L'innovazione introdotta da tale disposizione non consiste infatti nell'aver essa previsto l'applicazione, durante il periodo di sospensione cautelare, di interessi che prima, in mancanza di espressa previsione, andavano esclusi, ma solo nell'aver parificato — per evidenti esigenze di razionalità e parità di trattamento — il tasso di interesse applicabile nel detto periodo a quello che sarebbe stato da applicare laddove, anziché di sospensione giudiziale, si fosse trattato di sospensione amministrativa, ossia disposta, ai sensi dell'art. 39 d.P.R. 29 settembre 1973, n. 602.

6. Il ricorso va pertanto rigettato, con la conseguente condanna del ricorrente al pagamento delle spese processuali, liquidate come da dispositivo.

 

P.Q.M.

 

Rigetta il ricorso.

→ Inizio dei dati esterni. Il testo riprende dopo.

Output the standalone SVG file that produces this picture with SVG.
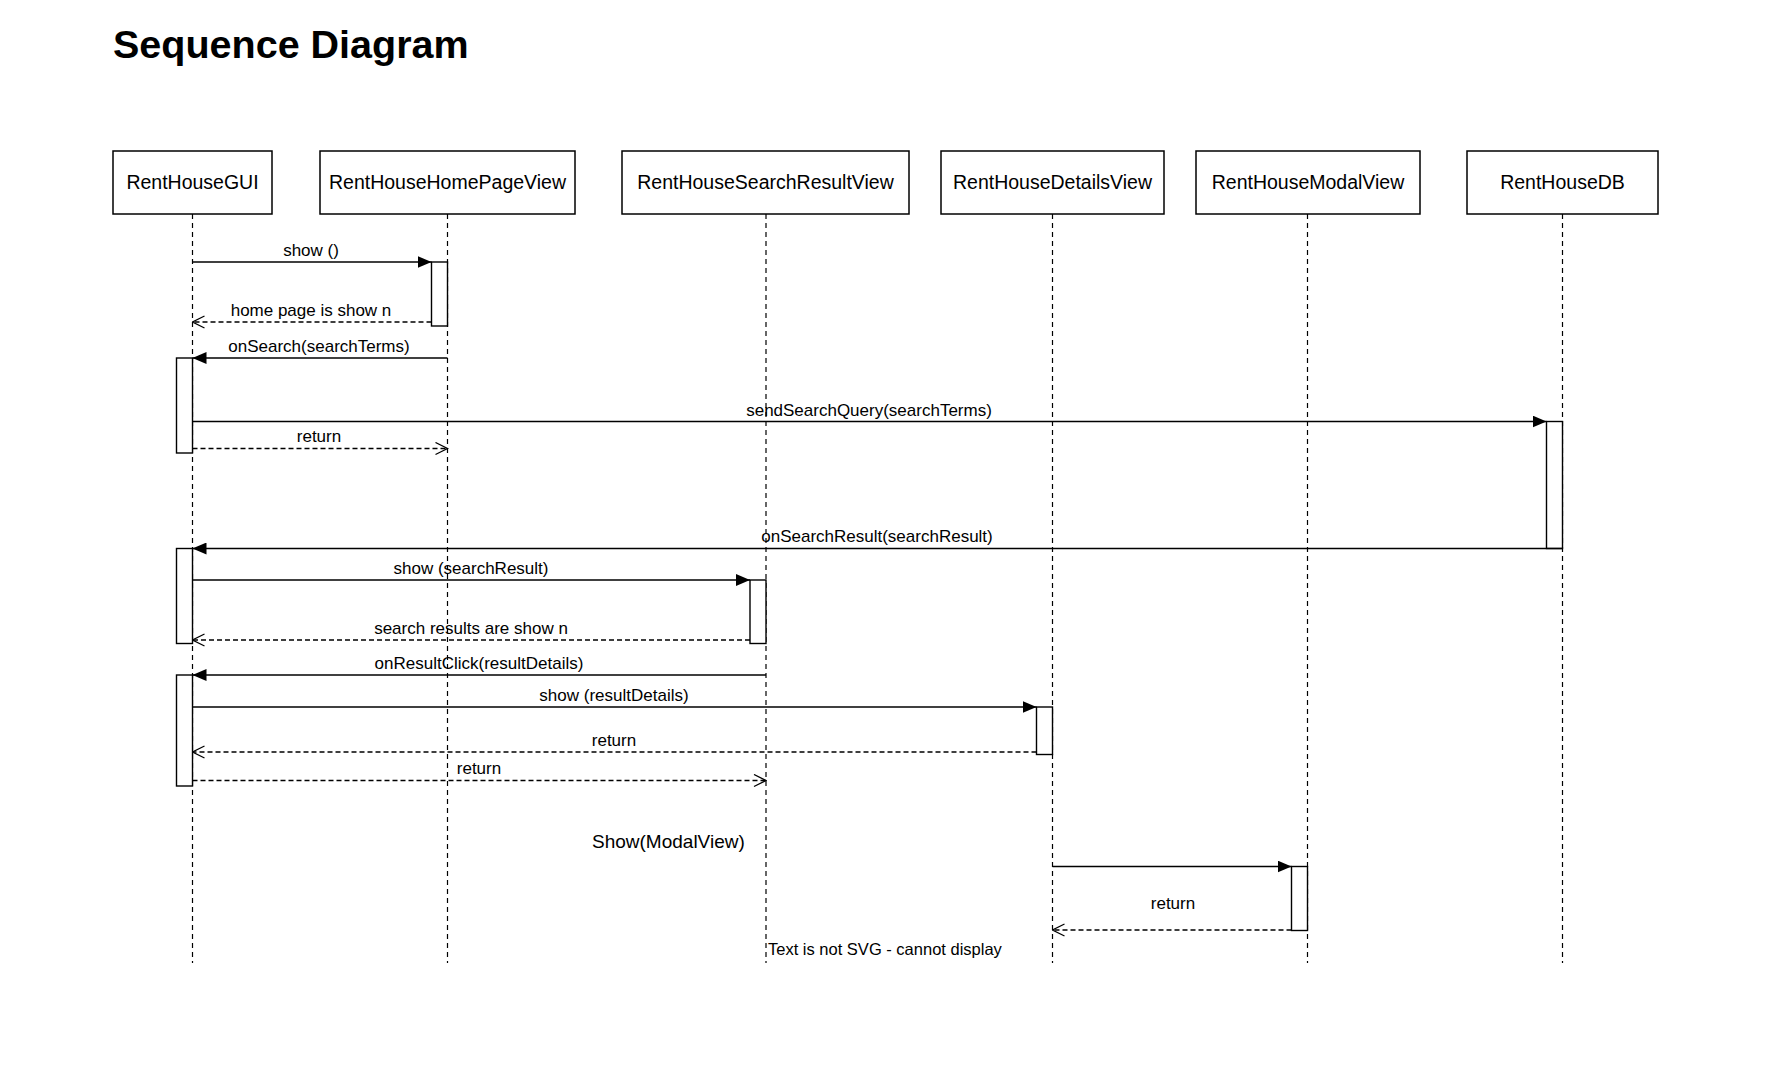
<svg xmlns="http://www.w3.org/2000/svg" width="1776" height="1072" viewBox="0 0 1776 1072">
  <style>
    .title { font-family: "Liberation Sans", Arial, sans-serif; font-weight: bold; font-size: 39.5px; fill: #000; }
    .box { fill: #fff; stroke: #000; stroke-width: 1.5; }
    .name { font-family: "Liberation Sans", Arial, sans-serif; font-size: 19.5px; fill: #000; text-anchor: middle; }
    .life { stroke: #000; stroke-width: 1.2; stroke-dasharray: 5 4; fill: none; }
    .act { fill: #fff; stroke: #000; stroke-width: 1.4; }
    .call { stroke: #000; stroke-width: 1.4; fill: none; marker-end: url(#block); }
    .ret { stroke: #000; stroke-width: 1.3; stroke-dasharray: 5 3; fill: none; marker-end: url(#open); }
    .lbl { font-family: "Liberation Sans", Arial, sans-serif; font-size: 17px; fill: #000; text-anchor: middle; }
    .note { font-family: "Liberation Sans", Arial, sans-serif; fill: #000; }
  </style>
  <defs>
    <marker id="block" viewBox="0 0 14 12" refX="14" refY="6" markerWidth="14" markerHeight="12" markerUnits="userSpaceOnUse" orient="auto">
      <path d="M0,0 L14,6 L0,12 z" fill="#000"/>
    </marker>
    <marker id="open" viewBox="0 0 14 14" refX="13" refY="7" markerWidth="14" markerHeight="14" markerUnits="userSpaceOnUse" orient="auto">
      <path d="M1,1 L13,7 L1,13" fill="none" stroke="#000" stroke-width="1.3"/>
    </marker>
  </defs>

  <rect width="1776" height="1072" fill="#fff"/>
  <text class="title" x="113" y="58">Sequence Diagram</text>

  <!-- lifelines -->
  <g id="lifelines">
    <line class="life" x1="192.5" y1="214" x2="192.5" y2="963"/>
    <line class="life" x1="447.5" y1="214" x2="447.5" y2="963"/>
    <line class="life" x1="766" y1="214" x2="766" y2="963"/>
    <line class="life" x1="1052.5" y1="214" x2="1052.5" y2="963"/>
    <line class="life" x1="1307.5" y1="214" x2="1307.5" y2="963"/>
    <line class="life" x1="1562.5" y1="214" x2="1562.5" y2="963"/>
  </g>

  <!-- participants -->
  <g id="RentHouseGUI">
    <rect class="box" x="113" y="151" width="159" height="63"/>
    <text class="name" x="192.5" y="189">RentHouseGUI</text>
  </g>
  <g id="RentHouseHomePageView">
    <rect class="box" x="320" y="151" width="255" height="63"/>
    <text class="name" x="447.5" y="189">RentHouseHomePageView</text>
  </g>
  <g id="RentHouseSearchResultView">
    <rect class="box" x="622" y="151" width="287" height="63"/>
    <text class="name" x="765.5" y="189">RentHouseSearchResultView</text>
  </g>
  <g id="RentHouseDetailsView">
    <rect class="box" x="941" y="151" width="223" height="63"/>
    <text class="name" x="1052.5" y="189">RentHouseDetailsView</text>
  </g>
  <g id="RentHouseModalView">
    <rect class="box" x="1196" y="151" width="224" height="63"/>
    <text class="name" x="1308" y="189">RentHouseModalView</text>
  </g>
  <g id="RentHouseDB">
    <rect class="box" x="1467" y="151" width="191" height="63"/>
    <text class="name" x="1562.5" y="189">RentHouseDB</text>
  </g>

  <!-- activation bars -->
  <g id="activations">
    <rect class="act" x="431.5" y="262" width="16" height="64"/>
    <rect class="act" x="176.5" y="358" width="16" height="95"/>
    <rect class="act" x="1546.5" y="421.5" width="16" height="127"/>
    <rect class="act" x="176.5" y="548.5" width="16" height="95"/>
    <rect class="act" x="750" y="580" width="16" height="63.5"/>
    <rect class="act" x="176.5" y="675" width="16" height="111"/>
    <rect class="act" x="1036.5" y="707" width="16" height="47.5"/>
    <rect class="act" x="1291.5" y="866.5" width="16" height="64"/>
  </g>

  <!-- messages -->
  <g id="connectors">
    <line class="call" x1="192.5" y1="262" x2="431.5" y2="262"/>
    <line class="ret" x1="431.5" y1="322" x2="192.5" y2="322"/>
    <line class="call" x1="447.5" y1="358" x2="192.5" y2="358"/>
    <line class="call" x1="192.5" y1="421.5" x2="1546.5" y2="421.5"/>
    <line class="ret" x1="192.5" y1="448.5" x2="447.5" y2="448.5"/>
    <line class="call" x1="1562.5" y1="548.5" x2="192.5" y2="548.5"/>
    <line class="call" x1="192.5" y1="580" x2="750" y2="580"/>
    <line class="ret" x1="750" y1="640" x2="192.5" y2="640"/>
    <line class="call" x1="766" y1="675" x2="192.5" y2="675"/>
    <line class="call" x1="192.5" y1="707" x2="1036.5" y2="707"/>
    <line class="ret" x1="1036.5" y1="752" x2="192.5" y2="752"/>
    <line class="ret" x1="192.5" y1="780.5" x2="766" y2="780.5"/>
    <line class="call" x1="1052.5" y1="866.5" x2="1291.5" y2="866.5"/>
    <line class="ret" x1="1291.5" y1="930" x2="1052.5" y2="930"/>
  </g>

  <!-- message labels -->
  <g id="labels">
    <text class="lbl" x="311" y="256">show ()</text>
    <text class="lbl" x="311" y="316">home page is show n</text>
    <text class="lbl" x="319" y="352">onSearch(searchTerms)</text>
    <text class="lbl" x="869" y="416">sendSearchQuery(searchTerms)</text>
    <text class="lbl" x="319" y="442">return</text>
    <text class="lbl" x="877" y="542">onSearchResult(searchResult)</text>
    <text class="lbl" x="471" y="574">show (searchResult)</text>
    <text class="lbl" x="471" y="634">search results are show n</text>
    <text class="lbl" x="479" y="669">onResultClick(resultDetails)</text>
    <text class="lbl" x="614" y="701">show (resultDetails)</text>
    <text class="lbl" x="614" y="746">return</text>
    <text class="lbl" x="479" y="774">return</text>
    <text class="lbl" x="1173" y="909">return</text>
    <text class="note" x="592" y="848" font-size="19px">Show(ModalView)</text>
    <text class="note" x="768" y="955" font-size="16.5px">Text is not SVG - cannot display</text>
  </g>
</svg>
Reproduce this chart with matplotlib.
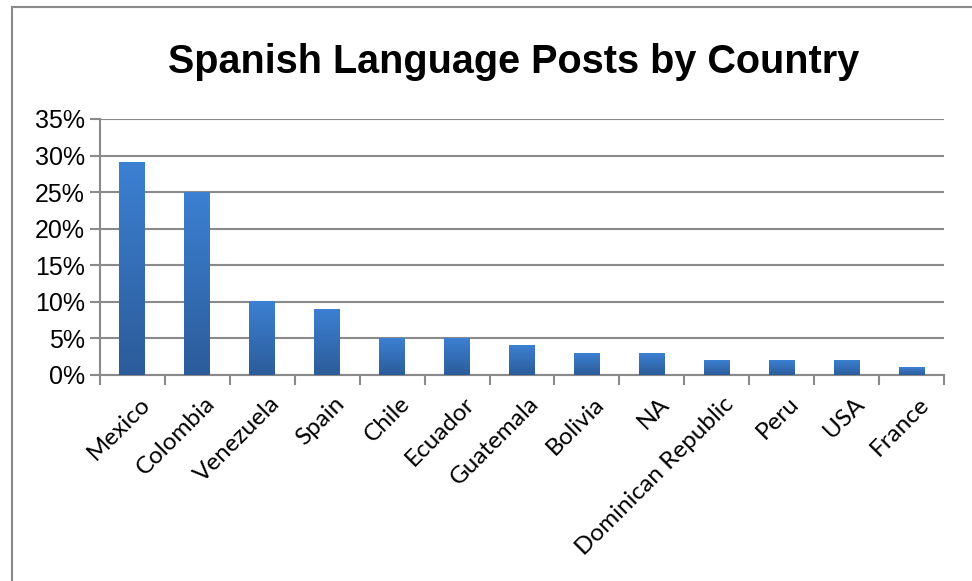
import numpy as np
import matplotlib.pyplot as plt
from matplotlib.patches import Rectangle
from matplotlib.colors import LinearSegmentedColormap

countries = ['Mexico', 'Colombia', 'Venezuela', 'Spain', 'Chile', 'Ecuador', 'Guatemala',
             'Bolivia', 'NA', 'Dominican Republic', 'Peru', 'USA', 'France']
share = [29, 25, 10, 9, 5, 5, 4, 3, 3, 2, 2, 2, 1]
yticks = [0, 5, 10, 15, 20, 25, 30, 35]

fig = plt.figure(figsize=(9.72, 5.81), dpi=100)
fig.patches.append(Rectangle((12/972, -0.1), 1.2, 1 - 7/581 + 0.1, transform=fig.transFigure,
                             fill=False, edgecolor='#8a8a8a', lw=1.5))
ax = fig.add_axes([100/972, 1 - 375/581, 844/972, 256/581])

x = np.arange(len(countries))
bars = ax.bar(x, share, width=0.4, color='#3570b8', zorder=3)
cmap = LinearSegmentedColormap.from_list('bl', ['#2c5c9a', '#3c80d2'])
grad = np.linspace(0, 1, 100).reshape(-1, 1)
for b in bars:
    x0, w, h = b.get_x(), b.get_width(), b.get_height()
    ax.imshow(grad, cmap=cmap, origin='lower', aspect='auto', extent=(x0, x0 + w, 0, h), zorder=4)
    b.set_visible(False)

ax.set_xlim(-0.5, len(countries) - 0.5)
ax.set_ylim(0, 35)
ax.set_yticks(yticks)
ax.set_yticklabels([f'{v}%' for v in yticks], fontfamily='Liberation Sans', fontsize=18)
ax.set_xticks(x + 0.1)
ax.set_xticklabels(countries, rotation=45, ha='right', rotation_mode='anchor',
                   fontfamily='Lato', fontsize=17.5)
ax.set_xticks(np.arange(-0.5, len(countries)), minor=True)
ax.tick_params(axis='x', which='major', length=0, pad=13)
ax.tick_params(axis='x', which='minor', length=7, width=1.5, color='#8a8a8a', direction='out')
ax.tick_params(axis='y', length=7, width=1.5, color='#8a8a8a', pad=4)
ax.grid(axis='y', color='#8a8a8a', lw=1.5, zorder=0)
for s in ['top', 'right']:
    ax.spines[s].set_visible(False)
ax.spines['left'].set_color('#8a8a8a')
ax.spines['bottom'].set_color('#8a8a8a')
ax.spines['left'].set_linewidth(1.5)
ax.spines['bottom'].set_linewidth(1.5)

fig.text(514/972, 1 - 62/581, 'Spanish Language Posts by Country', ha='center', va='center',
         fontfamily='Liberation Sans', fontweight='bold', fontsize=28.5)

fig.savefig('out.png', dpi=100)
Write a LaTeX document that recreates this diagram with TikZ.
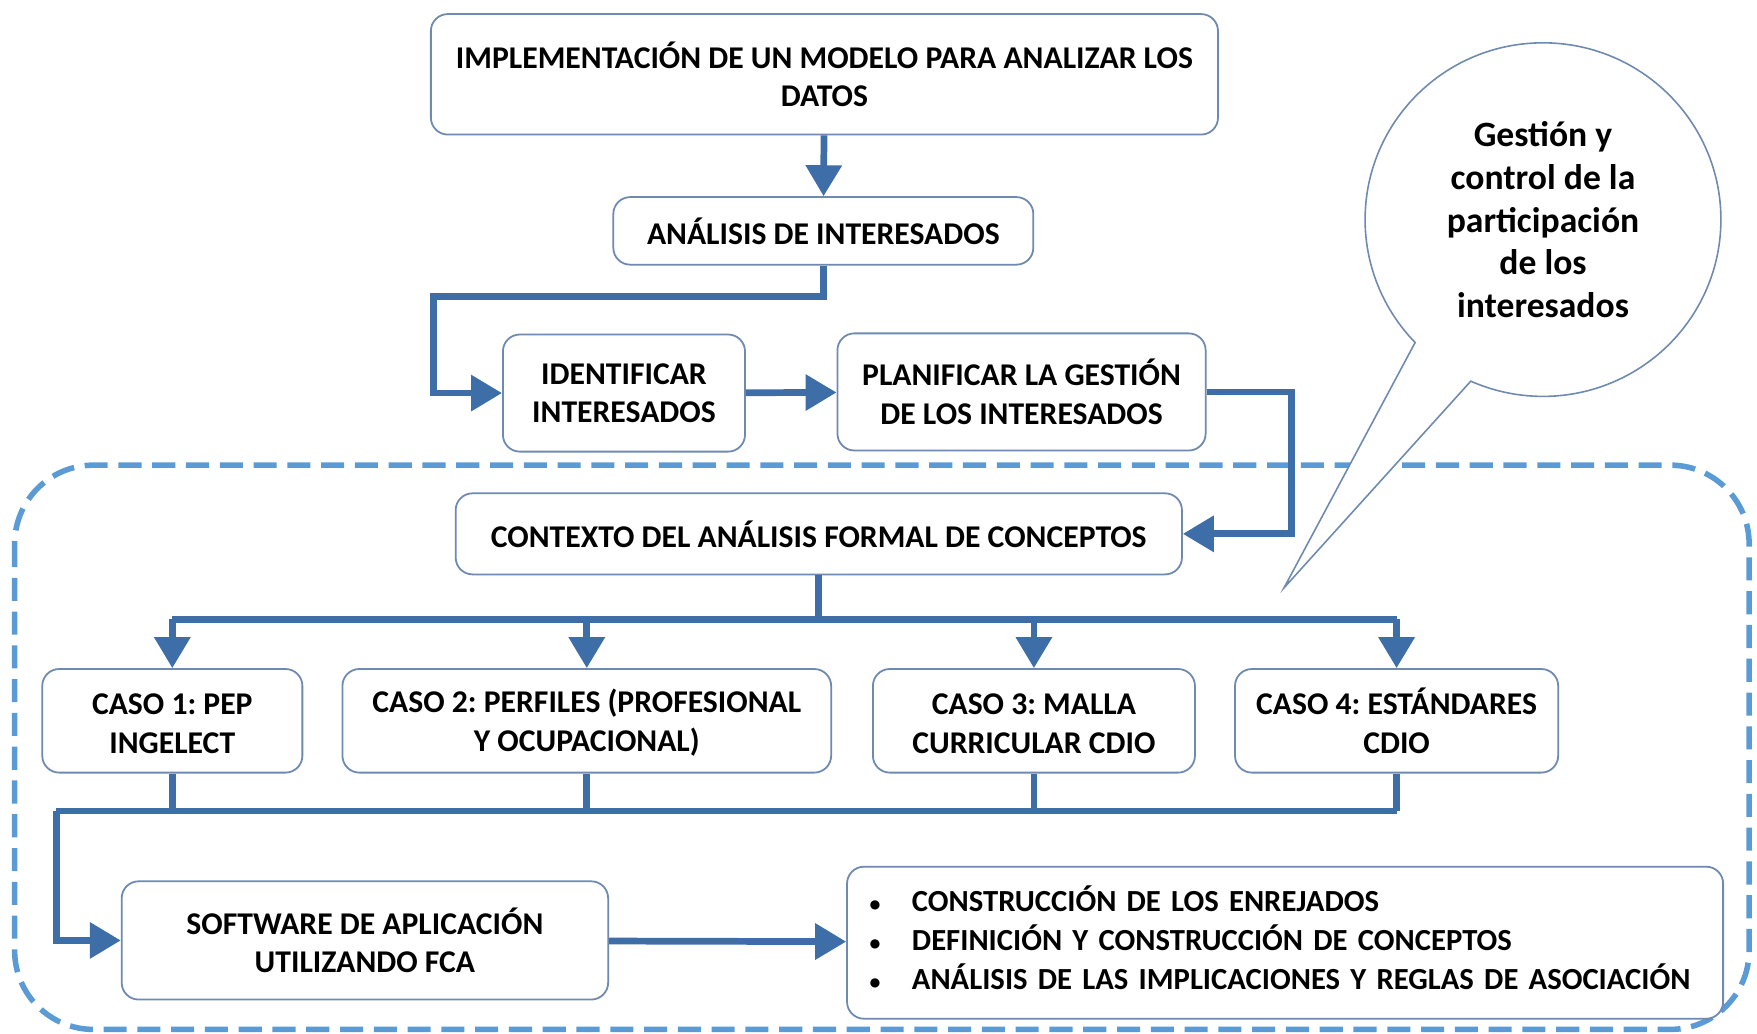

Condanna il ricorrente al pagamento, in favore delle controricorrenti, delle spese del giudizio di legittimità liquidate, per entrambe, in euro 3.800 per compensi, oltre alle spese prenotate a debito in favore dell'Agenzia delle entrate e oltre alle spese forfettarie nella misura del 15 per cento ed agli accessori di legge in favore di Equitalia Nord S.p.A..

Ai sensi dell'art. 13 comma 1 quater del d.P.R. n. 115 del 2002, inserito dall'art. 1, comma 17 della I. n. 228 del 2012, dà atto della sussistenza dei presupposti per il versamento, da parte del ricorrente, dell'ulteriore importo a titolo di contributo unificato pari a quello dovuto per il ricorso, a norma del comma 1-bis, dello stesso articolo 13.